Today we visited the District Six museum, as well as District Six itself. It was heartbreaking to hear about the forced removal of over 60,000 people from District Six, located at the foot of Table Mountain, to the Cape Flats.
The one thing that stood out to me the most in the museum was a photo taken of Richmond Street when District Six was a flourishing area, and then behind it was a photo taken of the same street after the removal of the people and the demolition of the entire district. This hit me the hardest because I could never imagine being forced to leave my home, my street, or my entire community as I know it today, to be placed somewhere else and have my entire childhood and life be destroyed.

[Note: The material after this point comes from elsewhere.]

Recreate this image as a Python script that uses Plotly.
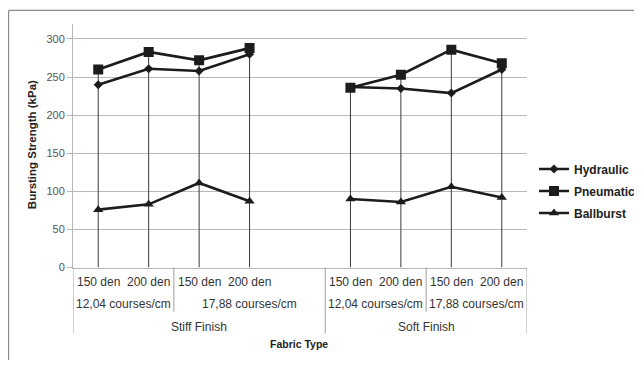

Also today we visited three different townships in the nearby area, Langa, Khayelitsha, and Guguletu. It was a complete eye opener to see how people are living on a daily basis in a one or two room shack made of corrugated iron.
No running water, no electricity, no bathrooms.
What was even more shocking was the fact that there would be hundreds upon hundreds of these homes with garbage and dirt in the pathways, yet literally right across the street there were homes made of brick or concrete that had a few rooms and some running water and some electricity.
I could not believe it. How would I feel if everyday I looked outside to see these small shacks, while I was somewhat better off?
Would I want to help? Or be selfish and not care because it is not my problem?
How would I feel if I was living in the shacks and saw these homes made of brick, and have a somewhat better life and home than I? How do I get that? Can I get that? Why won’t they help me?
I could never imagine being in either of those situations. It makes me extremely fortunate for EVERYTHING I have at home, and makes me realize how much I actually take for granted and never even think twice about. And yet even in these situations, you still find happiness within the communities and the children that are smiling and playing with whatever they have, and are so happy and content.
In one of the hostel’s there was a little girl eating breakfast, watching us, and when she was done- without even thinking twice- she walked over to the one place that had a sink and began to wash her bowl. I couldn’t believe it. She was adorable, she actually took the time to wash her bowl and put it back in her room when she was done. She was so happy with where she was and what she had.
Being able to see and visit these different township’s was definitely an unforgettable experience that I will forever cherish.